The photograph shows my maternal grandmother Lyuba Beilis. It was taken in Petrograd in the 1920s.

My mother's mother was born in Pskov, in 1880. After she married Joseph Beilis she lived in Yamburg. My grandmother had five children: my mother was the eldest. Next was another daughter, Panya, then a son, Semyon, and then Emma and Eugenia. They were all born in St. Petersburg. My grandparents spoke good Russian and Yiddish, but since their children went to a Russian school they used Russian in their family. However, my grandparents spoke only Yiddish to each other. Their family always observed the kashrut, Sabbath, and all Jewish holidays. My grandmother was a good housewife. She was good at preparing Jewish cuisine: she could cook traditional Jewish meals, and taught her daughters to do the same. She always made her own clothes: her children were always dressed well, and after my grandfather died, she earned a living by making clothes.

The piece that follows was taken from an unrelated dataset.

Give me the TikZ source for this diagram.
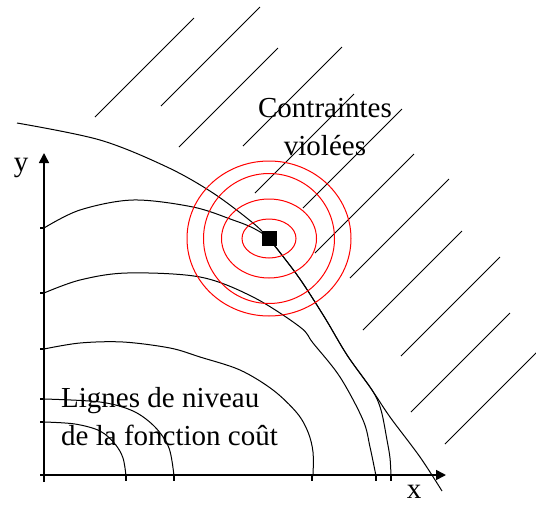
\documentclass[tikz,border=0pt]{standalone}
\usepackage{fontspec}
\setmainfont{Liberation Serif}
\usetikzlibrary{arrows.meta}

\begin{document}
\begin{tikzpicture}[x=1pt, y=-1pt,
        axis/.style={line width=1.6pt, -{Triangle[width=10pt, length=10pt]}},
        axtick/.style={line width=1.2pt},
        level/.style={line width=1pt},
        ring/.style={red, line width=1pt},
        hatch/.style={line width=0.9pt},
        txt/.style={font=\fontsize{29}{37.5}\selectfont, inner sep=0pt}
    ]
        \useasboundingbox (0,0) rectangle (536,504);
        \clip (0,0) rectangle (536,504);

        % Hatching of the violated region
        \foreach \p in {(95,117),(161,106),(179,147),(243,146),(255,193),(303,208),
                        (315,253),(350,278),(363,330),(401,356),(411,412),(445,444)}
            \draw[hatch] \p -- ++(99,-99);

        % Axes
        \coordinate (yfoot) at (44,482);
        \coordinate (ytop) at (44,153);
        \coordinate (xfoot) at (40,475);
        \coordinate (xtip) at (446,475);
        \draw[axis] (yfoot) -- (ytop);
        \draw[axis] (xfoot) -- (xtip);
        \foreach \t in {228,293,349,399,422}
            \draw[axtick] (40,\t) -- (44,\t);
        \foreach \t in {126,174,312,376,391}
            \draw[axtick] (\t,475) -- (\t,481);
        \node[txt, anchor=base] (ylab) at (21,171) {y};
        \node[txt, anchor=base] (xlab) at (414,498) {x};

        % Level curves of the cost function
        \draw[level] plot[smooth, tension=0.55] coordinates
            {(44,422) (75,424) (100,431) (115,444) (123,458) (126,476)};
        \draw[level] plot[smooth, tension=0.55] coordinates
            {(44,399) (100,402) (133,411) (155,427) (169,448) (174,476)};
        \draw[level] plot[smooth, tension=0.55] coordinates
            {(44,349) (80,343) (123,342) (170,348) (200,357) (240,370) (273,390)
             (297,413) (308,432) (313,452) (313,476)};
        \draw[level] plot[smooth, tension=0.55] coordinates
            {(44,293) (80,280) (127,273) (200,277) (253,297) (300,327) (313,343)
             (340,377) (363,420) (370,447) (376,476)};
        \draw[level] plot[smooth, tension=0.55] coordinates
            {(44,228) (80,210) (133,200) (193,207) (233,220) (253,228) (268,238)
             (285,259) (302,282) (325,318) (347,355) (372,390) (381,410)
             (387,440) (390,458) (391,476)};

        % Constraint boundary
        \draw[level] plot[smooth, tension=0.55] coordinates
            {(17,123) (100,140) (167,167) (213,193) (253,223) (268,238) (285,259)
             (302,282) (325,318) (347,355) (372,390) (390,417) (420,457) (442,491)};

        % Optimum and rings
        \node[fill, minimum size=15pt, inner sep=0pt] (opt) at (269,238.5) {};
        \draw[ring] (opt.center) ellipse [x radius=27pt, y radius=19.5pt];
        \draw[ring] (opt.center) ellipse [x radius=47.5pt, y radius=39.5pt];
        \draw[ring] (opt.center) ellipse [x radius=65.5pt, y radius=65pt];
        \draw[ring] (opt.center) ellipse [x radius=82pt, y radius=77.5pt];

        % Texts
        \node[txt, align=center, anchor=base] (viol) at (325,155) {Contraintes\\viol\'ees};
        \node[txt, align=left, anchor=base west] (lev) at (61,445) {Lignes de niveau\\de la fonction co\^ut};
    \end{tikzpicture}
\end{document}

My grandmother was a determined person. When World War II began, Uncle Semyon and Aunt Emma's husband went to the front, but the women and children stayed in Leningrad and didn't know what to do. It was my grandmother who made the right decision then: she took all her children and grandchildren from Leningrad to Urzhum, Kirov region [today Russia], where her youngest daughter, Eugenia, lived. All of them returned to Leningrad after the war except my grandmother who died in Urzhum in 1943.